能让沈牧南听到之后,买醉逃避的话题,寥寥可数,而其中关于苏琉璃的,便是首当其中的一个。
“我说你要和苏琉璃离婚,然后娶颜倩。”长孙封腾说这话的时候,低垂着眸子,灯光从上面打下来,黑发垂额,蜡像一样的脸笼罩在阴影中,看不见任何的表情。
包厢内一片静默,不知道巧合还是什么别的缘故,酒吧大厅里传来很小声的音乐,也戛然而止,像是空气突然被冻结,所有的声音语言都传不进来,长孙封腾能够清晰的听见沈牧南小声的梦呓:“这对她不公平……”
是说对谁,对苏琉璃不公平吗?她本是这个世界上普通平凡的一人,偶尔闯进他们纸醉金迷的世界,并未深入一丝一毫,如今以物换物,自身无损,得到钱财,潇洒离去,有什么不公?对颜倩不公吗?那个女子一心所寄傅曜,却因为身体顽疾,心生自卑,不敢要求他对自己有所许诺,痴痴等待,误了最美青春年华,如今苦尽甘来,一切得以重回轨迹,又有什么不公?

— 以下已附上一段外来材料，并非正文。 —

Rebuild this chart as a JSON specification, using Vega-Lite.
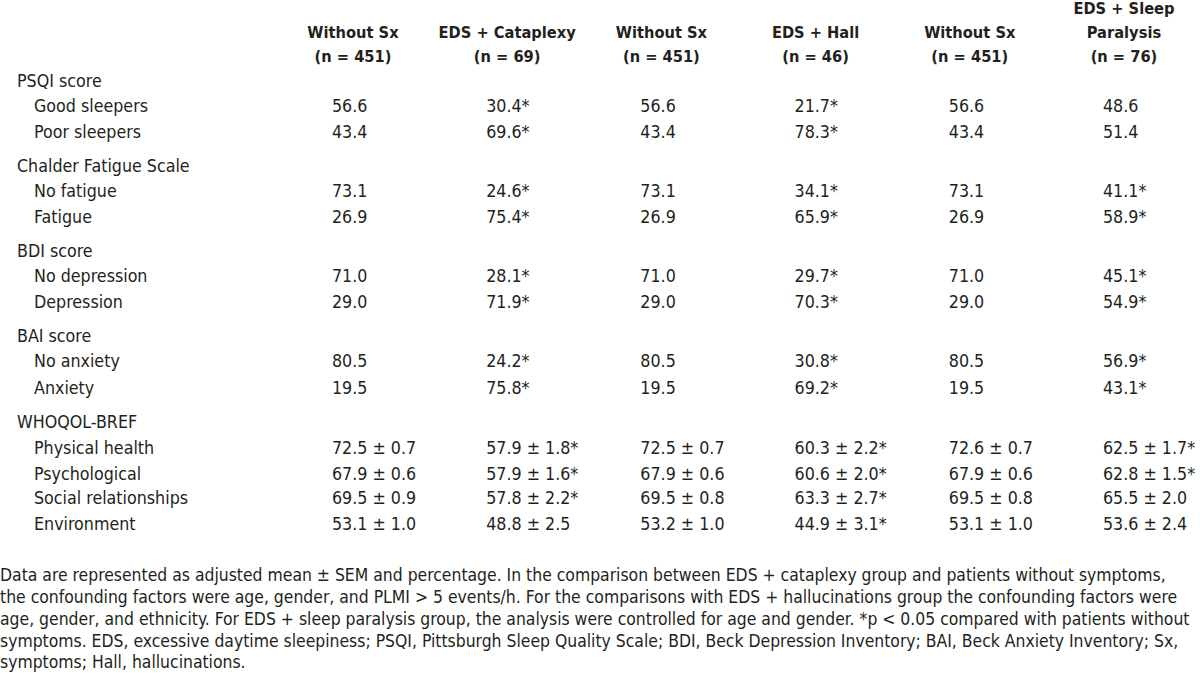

长孙封腾觉得,都挺公平的,若说不公平,那便是对傅曜,他看着心爱的女人不能娶,却只能周旋于其他女人之间,心中焦虑和坚持,又怎是一般人可以探知。
“谁告诉你的。”
隐隐喧嚣吵闹重新传来,空气中悬浮的灰尘落下,厉傅曜扬着冰冷挺拔的面容,以居高临下的姿态,仰着优雅的颈,红酒顺着嘴角溢出一些,顺着精致的颈线,一路蜿蜒过喉结,最终在白色衬衣的领结中,染上一块唇印般的猩红,冰冷语言冒着森然冷气。
长孙封腾眼中大雾迷失,看着那道风景不能转眼,便是傅曜这样硬朗沉戾的人,也有美得惊心动魄的角度。
厉傅曜重复着问题,已有些动怒:“谁,告诉你的?”
杯底磕出清脆的声音,刺耳扰心,厉傅曜做事向来思考周全,运筹帷幄谈笑点头之间,就能够将商场对手逼至死角,毫无反击之力,他年少稳沉,年纪轻轻便跻身全球华人富豪排行榜,厉家丰厚的家产,他分文未动,便在二十岁至二十三岁,短短三年之间,打造出第二个厉家,甚至有过之而无不及!
便是这样精明优秀的人,却从来没有考虑过娶了一个自己不爱的女人,最终要离婚的后果,在厉傅曜的潜意识里,没有想过会和苏琉璃离婚,他会给苏琉璃足够的钱,足够的物质,足够的条件,让她下半辈子生活无忧,不用再束缚在厉家的枷锁里失去明媚笑容。
他也从没想过,有朝一日要还苏琉璃一个清白之身,让她再择良夫,即使是潜意识里将苏琉璃和沈牧南配成一对,也从未想过离婚二字,况且,那两个小本,早已不知道在哪里。